--- START ---
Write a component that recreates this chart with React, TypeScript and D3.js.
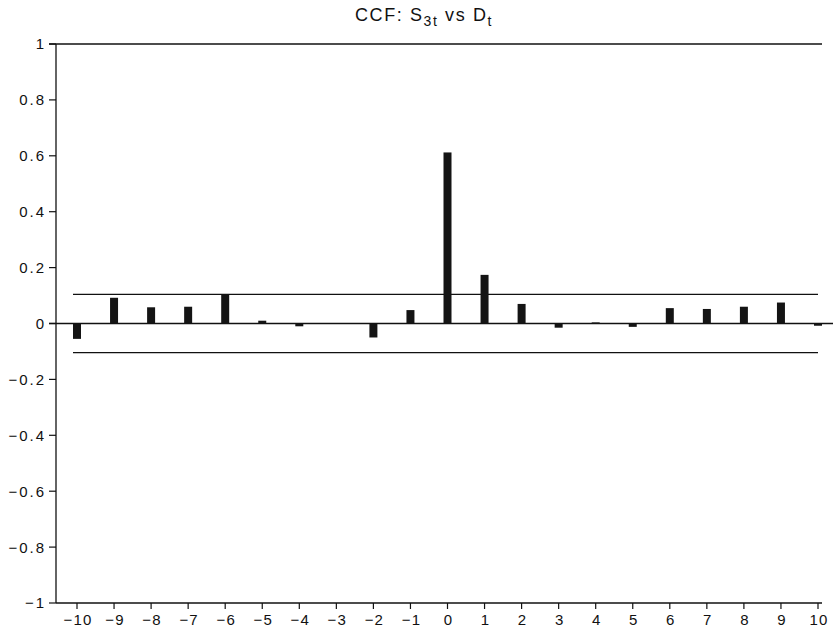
import * as d3 from 'd3';

// lags and cross-correlation values
const lags = [-10, -9, -8, -7, -6, -5, -4, -3, -2, -1, 0, 1, 2, 3, 4, 5, 6, 7, 8, 9, 10];
const ccf = [-0.055, 0.092, 0.058, 0.06, 0.104, 0.01, -0.01, 0.0, -0.05, 0.048, 0.612, 0.174, 0.07, -0.015, 0.004, -0.012, 0.055, 0.052, 0.06, 0.075, -0.008];
const yTicks = [1, 0.8, 0.6, 0.4, 0.2, 0, -0.2, -0.4, -0.6, -0.8, -1];
const band = 0.104;

const W = 833;
const H = 636;

export default function App() {
  const x = d3.scaleLinear().domain([-10, 10]).range([77, 818]);
  const y = d3.scaleLinear().domain([-1, 1]).range([603, 44]);
  const axisX = 56;
  const barW = 8;
  const font = '"Liberation Sans", Arial, sans-serif';
  const fmt = (v: number) => (v === 0 ? '0' : String(v).replace('-', '\u2212'));

  return (
    <svg width={W} height={H} style={{ position: 'absolute', left: 0, top: 0, background: '#fff' }}>
      {/* title */}
      <text x={424} y={21} textAnchor="middle" fontFamily={font} fontSize={18} letterSpacing={1.6} fill="#111">
        CCF: S<tspan dy={5} fontSize={14}>3t</tspan>
        <tspan dy={-5}> vs D</tspan>
        <tspan dy={5} fontSize={14}>t</tspan>
      </text>

      {/* top line at 1 */}
      <line x1={axisX - 7} x2={822} y1={y(1)} y2={y(1)} stroke="#111" strokeWidth={1.3} />
      {/* y axis */}
      <line x1={axisX} x2={axisX} y1={y(1)} y2={y(-1)} stroke="#111" strokeWidth={1.3} />
      {yTicks.map(t => (
        <g key={t}>
          <line x1={axisX - 7} x2={axisX} y1={y(t)} y2={y(t)} stroke="#111" strokeWidth={1.2} />
          <text x={axisX - 10} y={y(t)} dy="0.36em" textAnchor="end" fontFamily={font} fontSize={15} letterSpacing={2} fill="#111">
            {fmt(t)}
          </text>
        </g>
      ))}

      {/* x axis */}
      <line x1={axisX} x2={822} y1={y(-1)} y2={y(-1)} stroke="#111" strokeWidth={1.3} />
      {lags.map(l => (
        <g key={l}>
          <line x1={x(l)} x2={x(l)} y1={y(-1)} y2={y(-1) + 6} stroke="#111" strokeWidth={1.2} />
          <text x={x(l) + 1} y={y(-1) + 17} dy="0.35em" textAnchor="middle" fontFamily={font} fontSize={15} letterSpacing={1.2} fill="#111">
            {fmt(l)}
          </text>
        </g>
      ))}

      {/* zero line and confidence bands */}
      <line x1={axisX - 7} x2={W} y1={y(0)} y2={y(0)} stroke="#111" strokeWidth={1.3} />
      <line x1={x(-10) - 4} x2={x(10)} y1={y(band)} y2={y(band)} stroke="#111" strokeWidth={1.3} />
      <line x1={x(-10) - 4} x2={x(10)} y1={y(-band)} y2={y(-band)} stroke="#111" strokeWidth={1.3} />

      {/* bars */}
      {lags.map((l, i) => (
        <rect
          key={l}
          x={x(l) - barW / 2}
          y={y(Math.max(0, ccf[i]))}
          width={barW}
          height={Math.abs(y(ccf[i]) - y(0))}
          fill="#141414"
        />
      ))}
    </svg>
  );
}
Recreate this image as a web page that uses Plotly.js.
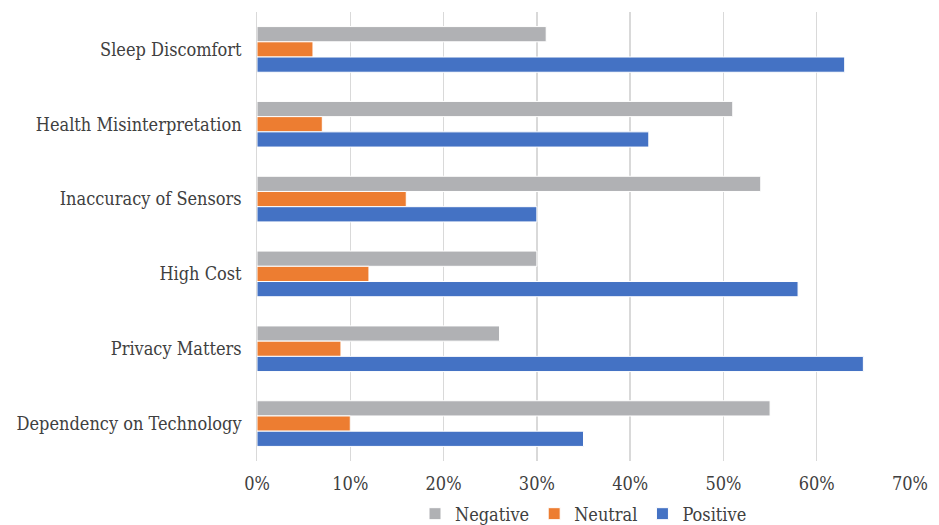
<!DOCTYPE html>
<html>
<head>
<meta charset="utf-8">
<script src="https://cdn.plot.ly/plotly-3.0.1.min.js"></script>
<style>html,body{margin:0;padding:0;background:#fff;}#chart{width:939px;height:525px;}</style>
</head>
<body>
<div id="chart"></div>
<script>
const categories = ["Sleep Discomfort", "Health Misinterpretation", "Inaccuracy of Sensors", "High Cost", "Privacy Matters", "Dependency on Technology"];
const negative = [0.31, 0.51, 0.54, 0.30, 0.26, 0.55];
const neutral = [0.06, 0.07, 0.16, 0.12, 0.09, 0.10];
const positive = [0.63, 0.42, 0.30, 0.58, 0.65, 0.35];
const tickVals = [0, 0.1, 0.2, 0.3, 0.4, 0.5, 0.6, 0.7];
const tickText = ["0%", "10%", "20%", "30%", "40%", "50%", "60%", "70%"];

const fontFam = '"DejaVu Serif Condensed", "DejaVu Serif", serif';
function mk(name, vals, color) {
  return {type: 'bar', orientation: 'h', name: name, x: vals, y: categories,
    marker: {color: color, line: {color: '#ffffff', width: 1}}, hoverinfo: 'x+y'};
}
const data = [
  mk('Negative', negative, '#B0B1B4'),
  mk('Neutral', neutral, '#ED7D31'),
  mk('Positive', positive, '#4472C4')
];
const layout = {
  width: 939, height: 525,
  margin: {l: 257, r: 29, t: 12, b: 64, autoexpand: false},
  paper_bgcolor: '#ffffff', plot_bgcolor: '#ffffff',
  font: {family: fontFam, size: 18, color: '#404040'},
  barmode: 'group', bargap: 0.39, bargroupgap: 0,
  showlegend: true,
  legend: {orientation: 'h', x: 0.5, xanchor: 'center', y: -0.118, yanchor: 'middle',
    font: {family: fontFam, size: 18, color: '#404040'}, itemwidth: 30, traceorder: 'normal'},
  xaxis: {range: [0, 0.7], tickvals: tickVals, ticktext: tickText, showgrid: true,
    gridcolor: '#D9D9D9', gridwidth: 1.5, zeroline: false, showline: false, ticks: 'outside',
    ticklen: 6, tickcolor: 'rgba(0,0,0,0)', automargin: false,
    tickfont: {family: fontFam, size: 18, color: '#404040'}, fixedrange: true},
  yaxis: {autorange: 'reversed', type: 'category', showline: true, linecolor: '#D9D9D9',
    linewidth: 1.5, ticks: '', showgrid: false, ticksuffix: '  ', automargin: false,
    tickfont: {family: fontFam, size: 18, color: '#404040'}}
};
Plotly.newPlot('chart', data, layout, {displayModeBar: false, staticPlot: true});
</script>
</body>
</html>
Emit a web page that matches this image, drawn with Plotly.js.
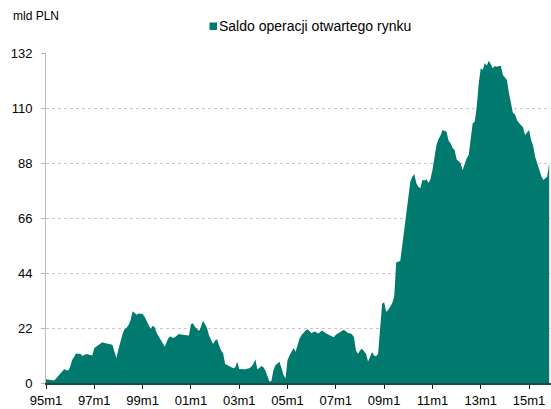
<!DOCTYPE html>
<html>
<head>
<meta charset="utf-8">
<script src="https://cdn.plot.ly/plotly-3.0.1.min.js"></script>
<style>
html,body{margin:0;padding:0;background:#fff;}
#chart{width:551px;height:409px;}
</style>
</head>
<body>
<div id="chart"></div>
<script>
// Monthly balance of open market operations, mld PLN, 1995m1 .. 2015m11
const v1995 = [1.5, 1.4, 1.2, 1.0, 1.0, 1.8, 2.8, 3.9, 4.8, 5.5, 5.2, 4.9];
const v1996 = [6.5, 9.2, 10.5, 11.9, 11.6, 11.8, 10.8, 11.2, 11.6, 11.4, 11.3, 11.0];
const v1997 = [14.0, 14.6, 15.2, 15.8, 16.3, 16.0, 15.9, 15.7, 15.6, 15.3, 12.5, 10.0];
const v1998 = [13.5, 17.2, 19.5, 21.5, 22.0, 23.2, 25.0, 28.7, 27.8, 27.3, 27.8, 27.7];
const v1999 = [27.6, 26.5, 25.0, 23.0, 21.6, 22.9, 22.3, 20.0, 18.6, 17.5, 16.0, 14.5];
const v2000 = [16.5, 18.2, 18.6, 18.0, 18.3, 18.8, 19.6, 19.4, 19.3, 19.2, 19.2, 19.0];
const v2001 = [23.5, 23.9, 22.5, 21.5, 20.8, 22.5, 24.9, 23.5, 22.0, 19.0, 17.3, 15.6];
const v2002 = [17.0, 17.5, 15.0, 13.0, 11.9, 7.6, 7.2, 6.8, 6.5, 5.9, 6.2, 8.5];
const v2003 = [5.6, 5.7, 5.5, 5.5, 5.6, 5.9, 6.5, 7.6, 9.5, 5.5, 6.0, 6.8];
const v2004 = [6.3, 5.0, 2.8, 0.6, 0.8, 5.2, 7.1, 8.0, 8.5, 6.0, 3.2, 1.9];
const v2005 = [9.2, 11.0, 12.5, 14.0, 12.5, 15.5, 17.9, 19.2, 20.3, 21.0, 21.5, 20.5];
const v2006 = [19.9, 20.5, 20.5, 19.8, 20.2, 21.0, 20.3, 19.9, 19.5, 19.0, 18.5, 18.3];
const v2007 = [19.3, 19.9, 20.5, 20.8, 21.3, 20.5, 20.0, 19.9, 19.5, 18.3, 13.0, 11.7];
const v2008 = [13.0, 13.7, 12.5, 11.7, 8.6, 10.5, 12.4, 11.0, 10.7, 11.7, 22.3, 31.7];
const v2009 = [32.3, 28.5, 29.2, 30.5, 31.9, 34.5, 48.3, 48.5, 48.8, 55.0, 61.2, 66.5];
const v2010 = [75.0, 80.5, 82.5, 83.6, 79.9, 78.5, 77.9, 81.2, 81.0, 81.5, 80.0, 81.5];
const v2011 = [85.2, 90.0, 95.2, 97.5, 99.0, 101.2, 101.0, 100.5, 97.0, 95.9, 94.0, 93.2];
const v2012 = [89.5, 88.5, 87.9, 85.2, 87.9, 89.9, 91.2, 97.2, 103.9, 104.5, 110.5, 119.9];
const v2013 = [125.9, 125.2, 127.9, 127.0, 128.9, 127.5, 125.9, 126.8, 126.5, 126.8, 126.8, 123.2];
const v2014 = [122.0, 121.2, 116.0, 111.9, 108.0, 107.5, 105.2, 104.0, 103.0, 102.3, 99.2, 100.0];
const v2015 = [101.2, 97.2, 95.0, 90.5, 88.0, 85.2, 83.0, 81.2, 82.0, 82.5, 87.9];

const tickPositions = [0, 24, 48, 72, 96, 120, 144, 168, 192, 216, 240];
const tickLabels = ['95m1','97m1','99m1','01m1','03m1','05m1','07m1','09m1','11m1','13m1','15m1'];
const yTicks = [0, 22, 44, 66, 88, 110, 132];
const seriesName = 'Saldo operacji otwartego rynku';
const unitLabel = 'mld PLN';

const values = [].concat(v1995, v1996, v1997, v1998, v1999, v2000, v2001, v2002,
  v2003, v2004, v2005, v2006, v2007, v2008, v2009, v2010, v2011, v2012, v2013, v2014, v2015);
const monthIndex = values.map((_, i) => i);

const teal = '#007a6e';
const font = "'Liberation Sans', Arial, sans-serif";

const traces = [
  {
    x: monthIndex, y: values, type: 'scatter', mode: 'lines',
    line: {width: 0, color: teal}, fill: 'tozeroy', fillcolor: teal,
    name: seriesName, showlegend: false, hoverinfo: 'x+y'
  }
];

// legend drawn manually (paper pixels converted to paper fractions)
const W = 551, H = 409, ml = 46, mr = 0, mt = 53, mb = 26;
const pw = W - ml - mr, ph = H - mt - mb;
const px = (p) => (p - ml) / pw;
const py = (p) => (H - mb - p) / ph;

const layout = {
  width: W, height: H,
  margin: {l: ml, r: mr, t: mt, b: mb, pad: 0},
  paper_bgcolor: '#fff', plot_bgcolor: '#fff',
  font: {family: font, size: 13, color: '#000'},
  showlegend: false,
  xaxis: {
    range: [0, 250.9], tickmode: 'array', tickvals: tickPositions, ticktext: tickLabels,
    ticks: 'outside', ticklen: 4, tickcolor: '#1e1e1e', tickwidth: 1,
    showline: true, linecolor: '#1d4a44', linewidth: 2,
    showgrid: false, zeroline: false,
    tickfont: {family: font, size: 13, color: '#000'}
  },
  yaxis: {
    range: [0, 132], tickmode: 'array', tickvals: yTicks,
    ticks: 'outside', ticklen: 4, tickcolor: '#b5b5b5',
    showline: true, linecolor: '#bdbdbd', linewidth: 1,
    showgrid: true, gridcolor: '#c8c8c8', griddash: 'dot', gridwidth: 1,
    zeroline: false, ticklabelstandoff: 6,
    tickfont: {family: font, size: 13, color: '#000'}
  },
  shapes: [{
    type: 'rect', xref: 'paper', yref: 'paper',
    x0: px(209.5), x1: px(217), y0: py(30), y1: py(22.5),
    fillcolor: teal, line: {width: 0}
  }],
  annotations: [
    {
      text: unitLabel, xref: 'paper', yref: 'paper',
      x: px(11), y: py(16), xanchor: 'left', yanchor: 'middle', showarrow: false,
      font: {family: font, size: 12, color: '#000'}
    },
    {
      text: seriesName, xref: 'paper', yref: 'paper',
      x: px(217), y: py(26), xanchor: 'left', yanchor: 'middle', showarrow: false,
      font: {family: font, size: 14, color: '#000'}
    }
  ]
};

Plotly.newPlot('chart', traces, layout, {displayModeBar: false, staticPlot: true});
</script>
</body>
</html>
--- END ---
Take the lines from the start of the material to the line with "const fmt = (v: number)", both included, and transcribe them exactly without the pictures.

Reply to the task:
Write a component that recreates this chart with React, TypeScript and D3.js.
import * as d3 from 'd3';

// lags and cross-correlation values
const lags = [-10, -9, -8, -7, -6, -5, -4, -3, -2, -1, 0, 1, 2, 3, 4, 5, 6, 7, 8, 9, 10];
const ccf = [-0.055, 0.092, 0.058, 0.06, 0.104, 0.01, -0.01, 0.0, -0.05, 0.048, 0.612, 0.174, 0.07, -0.015, 0.004, -0.012, 0.055, 0.052, 0.06, 0.075, -0.008];
const yTicks = [1, 0.8, 0.6, 0.4, 0.2, 0, -0.2, -0.4, -0.6, -0.8, -1];
const band = 0.104;

const W = 833;
const H = 636;

export default function App() {
  const x = d3.scaleLinear().domain([-10, 10]).range([77, 818]);
  const y = d3.scaleLinear().domain([-1, 1]).range([603, 44]);
  const axisX = 56;
  const barW = 8;
  const font = '"Liberation Sans", Arial, sans-serif';
  const fmt = (v: number) => (v === 0 ? '0' : String(v).replace('-', '\u2212'));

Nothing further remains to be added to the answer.